Et pourtant, ces atouts cachent mal de nombreuses autres réalités structurelles qui sont, à certains égards, incompatibles avec l’éclosion d’un véritable marché de l’e-commerce dans le pays. La preuve ? En 2019, le site Jumia fermait boutique au Cameroun, six ans après son arrivée, en évoquant l’immaturité du marché camerounais dans le domaine comme raison à sa fermeture. Quelques années avant, Cdiscount, la plateforme française de vente en ligne, avait également cessé ses activités dans le pays, suivi de bien d’autres multinationales.
Sandra Ongolo, consultante freelance en marketing digital pour de nombreuses structures, tente d’expliquer ce paradoxe. Pour elle, «Jumia avait un objectif bien précis en s’installant au Cameroun qui ne s’inscrivait pas dans la durée. Je ne crois pas que le départ soit un aveu d’échec, mais plus une question de stratégie».
«Il faut cependant reconnaître que pour réussir à faire du commerce en ligne de façon prospère au Cameroun, il ne faut pas être dépendant des méthodes traditionnelles qui caractérisent le secteur (paiement en ligne, livraison, commande sur le site Internet…). Par exemple, ici, les gens préfèrent régler à la livraison. Il faut s’adapter au contexte pour réussir à tirer son épingle du jeu», rencherit-t-elle.
Sur ces réalités contextuelles hostiles au plein épanouissement de l’e-commerce au Cameroun, tous les experts semblent unanimes. «Les obstacles à ce secteur d’activité sont les mêmes dans l’ensemble du continent», soutient Simon Mbeleck, ex-responsable des relations publiques et de la communication pour le groupe Jumia en Afrique centrale, aujourd’hui cofondateur de Brand Spark, un cabinet d’accompagnement à la création des projets d’e-commerce. «On note le légendaire problème de l’adressage, l’insuffisance des infrastructures comme les routes, le taux de bancarisation toujours faible, la sécurité, etc. Mais ces problèmes n’empêchent pas de travailler. Au contraire, certains acteurs ont trouvé des moyens comme le paiement à la livraison pour contourner les obstacles culturels et répondre aux besoins du marché», tempère-t-il.
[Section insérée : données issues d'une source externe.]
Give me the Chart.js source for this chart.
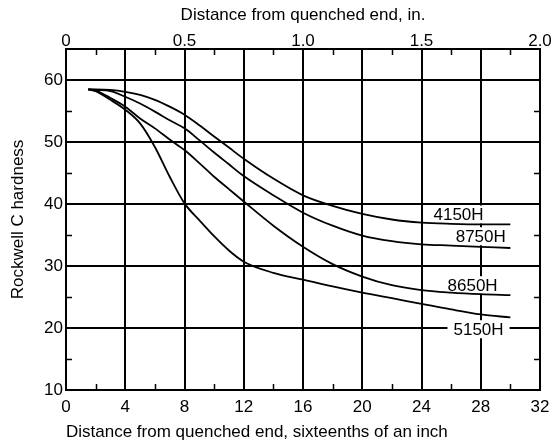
<!DOCTYPE html>
<html>
<head>
<meta charset="utf-8">
<script src="https://cdn.jsdelivr.net/npm/chart.js@4"></script>
<style>
  html, body { margin: 0; padding: 0; background: #fff; }
  #wrap { width: 558px; height: 447px; }
</style>
</head>
<body>
<div id="wrap"><canvas id="myChart" width="558" height="447"></canvas></div>
<script>
// distance from quenched end, sixteenths of an inch
const distance = [1.5, 2, 3, 4, 5, 6, 7, 8, 9, 10, 11, 12, 14, 16, 18, 20, 22, 24, 26, 28, 30];

// Rockwell C hardness for each steel
const hrc4150 = [58.5, 58.5, 58.4, 58.1, 57.6, 56.8, 55.7, 54.4, 52.7, 50.9, 49.1, 47.3, 44.1, 41.4, 39.7, 38.4, 37.5, 37.0, 36.8, 36.7, 36.7];
const hrc8750 = [58.5, 58.4, 58.2, 57.3, 56.2, 54.9, 53.5, 52.2, 50.3, 48.3, 46.4, 44.5, 41.4, 38.6, 36.5, 34.9, 34.0, 33.5, 33.3, 33.1, 32.9];
const hrc8650 = [58.5, 58.3, 57.1, 55.7, 53.8, 52.2, 50.4, 48.7, 46.6, 44.4, 42.4, 40.4, 36.5, 33.1, 30.3, 28.3, 26.9, 26.1, 25.7, 25.45, 25.3];
const hrc5150 = [58.5, 58.2, 56.8, 55.2, 53.0, 49.2, 44.4, 40.1, 37.4, 34.8, 32.5, 30.7, 28.9, 27.8, 26.7, 25.7, 24.8, 23.9, 23.0, 22.2, 21.7];

const steelNames = ['4150H', '8750H', '8650H', '5150H'];
const steelValues = [hrc4150, hrc8750, hrc8650, hrc5150];

// tick labels
const xTicks = [0, 4, 8, 12, 16, 20, 24, 28, 32];
const inchTicks = [0, 0.5, 1.0, 1.5, 2.0];
const inchLabels = ['0', '0.5', '1.0', '1.5', '2.0'];
const yTicks = [10, 20, 30, 40, 50, 60];
const xMinor = [2, 6, 10, 14, 18, 22, 26, 30];
const yMinor = [15, 25, 35, 45, 55];

const FONT = '"Liberation Sans", Arial, Helvetica, sans-serif';

function toPoints(values) {
    return distance.map((d, i) => ({ x: d, y: values[i] }));
}

// white-backed curve names, drawn under the curves but over the grid
const curveLabels = {
    id: 'curveLabels',
    beforeDatasetsDraw(chart) {
        const ctx = chart.ctx;
        const xs = chart.scales.x, ys = chart.scales.y;
        const spots = [[26.5, 38.3], [28.0, 34.8], [27.45, 26.9], [27.85, 19.8]];
        ctx.save();
        ctx.font = '17px ' + FONT;
        ctx.textAlign = 'center';
        ctx.textBaseline = 'middle';
        steelNames.forEach((name, i) => {
            let px = xs.getPixelForValue(spots[i][0]);
            let py = ys.getPixelForValue(spots[i][1]);
            let w = ctx.measureText(name).width;
            ctx.fillStyle = '#fff';
            ctx.fillRect(px - w / 2 - 6, py - 9, w + 12, 18);
            ctx.fillStyle = '#000';
            ctx.fillText(name, px, py + 1);
        });
        ctx.restore();
    }
};

// frame and small inside ticks
const frameTicks = {
    id: 'frameTicks',
    afterDatasetsDraw(chart) {
        const ctx = chart.ctx;
        const a = chart.chartArea;
        const xs = chart.scales.x, ys = chart.scales.y;
        ctx.save();
        ctx.strokeStyle = '#000';
        ctx.lineWidth = 2;
        ctx.strokeRect(a.left, a.top, a.right - a.left, a.bottom - a.top);
        ctx.lineWidth = 1.5;
        ctx.beginPath();
        xMinor.forEach(v => {
            let px = Math.round(xs.getPixelForValue(v)) + 0.5;
            ctx.moveTo(px, a.top); ctx.lineTo(px, a.top + 6);
            ctx.moveTo(px, a.bottom); ctx.lineTo(px, a.bottom - 6);
        });
        yMinor.forEach(v => {
            let py = Math.round(ys.getPixelForValue(v)) + 0.5;
            ctx.moveTo(a.left, py); ctx.lineTo(a.left + 6, py);
            ctx.moveTo(a.right, py); ctx.lineTo(a.right - 6, py);
        });
        ctx.stroke();
        ctx.restore();
    }
};

let ctx = document.getElementById('myChart').getContext('2d');

let myChart = new Chart(ctx, {
    type: 'line',
    data: {
        datasets: steelNames.map((name, i) => ({
            label: name,
            data: toPoints(steelValues[i]),
            borderColor: '#000',
            borderWidth: 1.8,
            pointRadius: 0,
            fill: false,
            cubicInterpolationMode: 'monotone'
        }))
    },
    options: {
        responsive: false,
        animation: false,
        layout: { padding: { left: 8, right: 18, top: 4, bottom: 4 } },
        plugins: {
            legend: { display: false },
            tooltip: { enabled: false }
        },
        scales: {
            x: {
                type: 'linear',
                position: 'bottom',
                min: 0,
                max: 32,
                afterBuildTicks: s => { s.ticks = xTicks.map(v => ({ value: v })); },
                afterFit: s => { s.height = 53; },
                ticks: { color: '#000', font: { family: FONT, size: 17 }, padding: 7, maxRotation: 0 },
                grid: { color: '#000', lineWidth: 2, drawTicks: false },
                border: { color: '#000', width: 2 },
                title: {
                    display: true,
                    text: 'Distance from quenched end, sixteenths of an inch',
                    color: '#000',
                    align: 'start',
                    font: { family: FONT, size: 17 },
                    padding: { top: 4, bottom: 0 }
                }
            },
            x2: {
                type: 'linear',
                position: 'top',
                min: 0,
                max: 2,
                afterBuildTicks: s => { s.ticks = inchTicks.map(v => ({ value: v })); },
                afterFit: s => { s.height = 45; },
                ticks: {
                    color: '#000',
                    font: { family: FONT, size: 17 },
                    padding: -3,
                    maxRotation: 0,
                    callback: (v, i) => inchLabels[i]
                },
                grid: { display: false, drawTicks: false },
                border: { color: '#000', width: 2 },
                title: {
                    display: true,
                    text: 'Distance from quenched end, in.',
                    color: '#000',
                    font: { family: FONT, size: 17 },
                    padding: { top: 1, bottom: 4 }
                }
            },
            y: {
                type: 'linear',
                min: 10,
                max: 65,
                afterBuildTicks: s => { s.ticks = yTicks.map(v => ({ value: v })); },
                afterFit: s => { s.width = 58; },
                ticks: { color: '#000', font: { family: FONT, size: 17 }, padding: 3 },
                grid: { color: '#000', lineWidth: 2, drawTicks: false },
                border: { color: '#000', width: 2 },
                title: {
                    display: true,
                    text: 'Rockwell C hardness',
                    color: '#000',
                    font: { family: FONT, size: 17 },
                    padding: { top: 0, bottom: 4 }
                }
            }
        }
    },
    plugins: [curveLabels, frameTicks]
});
</script>
</body>
</html>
S’adapter aux réalités locales
Dans le pays, les e-commerçants doivent aussi faire face à la méfiance des acheteurs habitués aux boutiques physiques. Devant ces nombreuses contraintes d’ordre culturel et structurel, plusieurs analystes avaient pronostiqué le déclin du commerce en ligne dans le pays. Seulement, pour les acteurs locaux, il faut donner au Cameroun son propre modèle basé sur les réalités contemporaines. Des plateformes comme Enjema travaillent à mettre en relation des clients et des vendeurs crédibles, nous confie Menkam Nitcheu. «Nous promettons à l’acheteur de lui donner une multitude de choix pour le même besoin et de lui épargner les tracasseries sur le terrain. Nous les encourageons à noter les vendeurs et les mieux notés pourront alors bâtir leur capital confiance», explique-t-il.
Pour tirer son épingle du jeu, Plan B mise sur la proximité et la communication rassurante. «Nous faisons de la communication agressive et priorisons les réseaux sociaux. Sur Facebook par exemple, nous avons capitalisé un grand nombre d’abonnés en très peu de temps seulement», se félicite Pierre Moeleu.
D’ailleurs, dans le pays, les ventes sur les réseaux sociaux sont aujourd’hui prédominantes. Si ces plateformes permettent de toucher facilement les acheteurs, elles sont aussi devenues des niches pour toutes formes d’escroqueries. De nombreux faux profils et entreprises inexistantes juridiquement s’y sont installés et opèrent dans la clandestinité. Une pratique qui tend à jeter du discrédit sur toute l’activité et sème le doute dans les esprits.